## Source material
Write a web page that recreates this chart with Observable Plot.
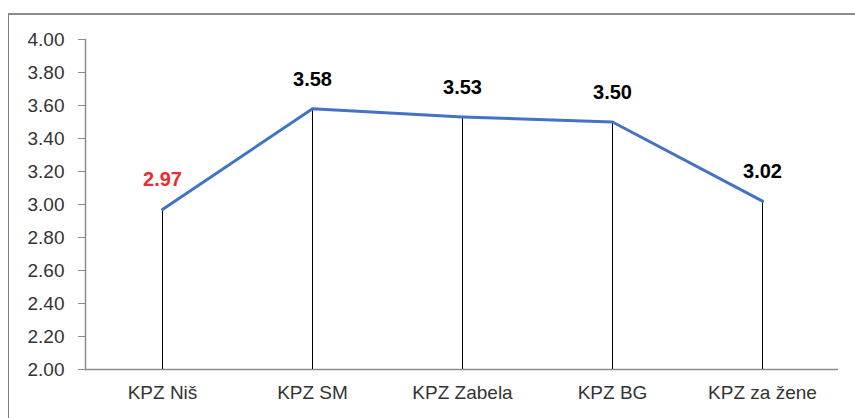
<!DOCTYPE html>
<html>
<head>
<meta charset="utf-8">
<script src="https://cdn.jsdelivr.net/npm/d3@7"></script>
<script src="https://cdn.jsdelivr.net/npm/@observablehq/plot@0.6"></script>
<style>
  html, body { margin: 0; padding: 0; background: #fff; }
  #wrap { position: relative; width: 855px; height: 418px; overflow: hidden; }
  #border { position: absolute; left: 8px; top: 13px; width: 900px; height: 500px;
            border-left: 1px solid #808080; border-top: 2px solid #8c8c8c; box-sizing: border-box; }
  #chart { position: absolute; left: 0; top: 0; }
</style>
</head>
<body>
<div id="wrap"><div id="border"></div><div id="chart"></div></div>
<script>
const categories = ["KPZ Niš", "KPZ SM", "KPZ Zabela", "KPZ BG", "KPZ za žene"];
const values = [2.97, 3.58, 3.53, 3.50, 3.02];
const yTicks = [2.0, 2.2, 2.4, 2.6, 2.8, 3.0, 3.2, 3.4, 3.6, 3.8, 4.0];
const highlightIndex = 0;

const data = categories.map((c, i) => ({cat: c, value: values[i], i}));

const chart = Plot.plot({
  width: 855,
  height: 418,
  marginLeft: 85,
  marginRight: 17,
  marginTop: 39,
  marginBottom: 49,
  style: {fontFamily: "'Liberation Sans', Arial, sans-serif", background: "transparent"},
  x: {type: "point", domain: categories, padding: 0.5},
  y: {domain: [2, 4]},
  marks: [
    Plot.ruleY([2], {stroke: "#8c8c8c", strokeWidth: 1.5}),
    Plot.frame({anchor: "left", stroke: "#8c8c8c", strokeWidth: 1.5}),
    Plot.axisY({ticks: yTicks, tickFormat: d3.format(".2f"), tickSize: 7, tickPadding: 14,
                fontSize: 19, stroke: "#8c8c8c", fill: "#333", label: null}),
    Plot.axisX({tickSize: 0, tickPadding: 16, fontSize: 19, fill: "#333", label: null}),
    Plot.ruleX(data, {x: "cat", y1: 2, y2: "value", stroke: "#000", strokeWidth: 1}),
    Plot.line(data, {x: "cat", y: "value", stroke: "#4472C4", strokeWidth: 3}),
    Plot.text(data.filter(d => d.i !== highlightIndex), {x: "cat", y: "value", text: d => d.value.toFixed(2),
      lineAnchor: "bottom", dy: -23, fontSize: 20, fontWeight: "bold", fill: "#000"}),
    Plot.text(data.filter(d => d.i === highlightIndex), {x: "cat", y: "value", text: d => d.value.toFixed(2),
      lineAnchor: "bottom", dy: -23, fontSize: 20, fontWeight: "bold", fill: "#EE2A2F"})
  ]
});
document.getElementById("chart").appendChild(chart);
</script>
</body>
</html>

## Directions
Skip every picture and transcribe the data above exactly.

## Answer below
Write a web page that recreates this chart with Observable Plot.
<!DOCTYPE html>
<html>
<head>
<meta charset="utf-8">
<script src="https://cdn.jsdelivr.net/npm/d3@7"></script>
<script src="https://cdn.jsdelivr.net/npm/@observablehq/plot@0.6"></script>
<style>
  html, body { margin: 0; padding: 0; background: #fff; }
  #wrap { position: relative; width: 855px; height: 418px; overflow: hidden; }
  #border { position: absolute; left: 8px; top: 13px; width: 900px; height: 500px;
            border-left: 1px solid #808080; border-top: 2px solid #8c8c8c; box-sizing: border-box; }
  #chart { position: absolute; left: 0; top: 0; }
</style>
</head>
<body>
<div id="wrap"><div id="border"></div><div id="chart"></div></div>
<script>
const categories = ["KPZ Niš", "KPZ SM", "KPZ Zabela", "KPZ BG", "KPZ za žene"];
const values = [2.97, 3.58, 3.53, 3.50, 3.02];
const yTicks = [2.0, 2.2, 2.4, 2.6, 2.8, 3.0, 3.2, 3.4, 3.6, 3.8, 4.0];
const highlightIndex = 0;

const data = categories.map((c, i) => ({cat: c, value: values[i], i}));

const chart = Plot.plot({
  width: 855,
  height: 418,
  marginLeft: 85,
  marginRight: 17,
  marginTop: 39,
  marginBottom: 49,
  style: {fontFamily: "'Liberation Sans', Arial, sans-serif", background: "transparent"},
  x: {type: "point", domain: categories, padding: 0.5},
  y: {domain: [2, 4]},
  marks: [
    Plot.ruleY([2], {stroke: "#8c8c8c", strokeWidth: 1.5}),
    Plot.frame({anchor: "left", stroke: "#8c8c8c", strokeWidth: 1.5}),
    Plot.axisY({ticks: yTicks, tickFormat: d3.format(".2f"), tickSize: 7, tickPadding: 14,
                fontSize: 19, stroke: "#8c8c8c", fill: "#333", label: null}),
    Plot.axisX({tickSize: 0, tickPadding: 16, fontSize: 19, fill: "#333", label: null}),
    Plot.ruleX(data, {x: "cat", y1: 2, y2: "value", stroke: "#000", strokeWidth: 1}),
    Plot.line(data, {x: "cat", y: "value", stroke: "#4472C4", strokeWidth: 3}),
    Plot.text(data.filter(d => d.i !== highlightIndex), {x: "cat", y: "value", text: d => d.value.toFixed(2),
      lineAnchor: "bottom", dy: -23, fontSize: 20, fontWeight: "bold", fill: "#000"}),
    Plot.text(data.filter(d => d.i === highlightIndex), {x: "cat", y: "value", text: d => d.value.toFixed(2),
      lineAnchor: "bottom", dy: -23, fontSize: 20, fontWeight: "bold", fill: "#EE2A2F"})
  ]
});
document.getElementById("chart").appendChild(chart);
</script>
</body>
</html>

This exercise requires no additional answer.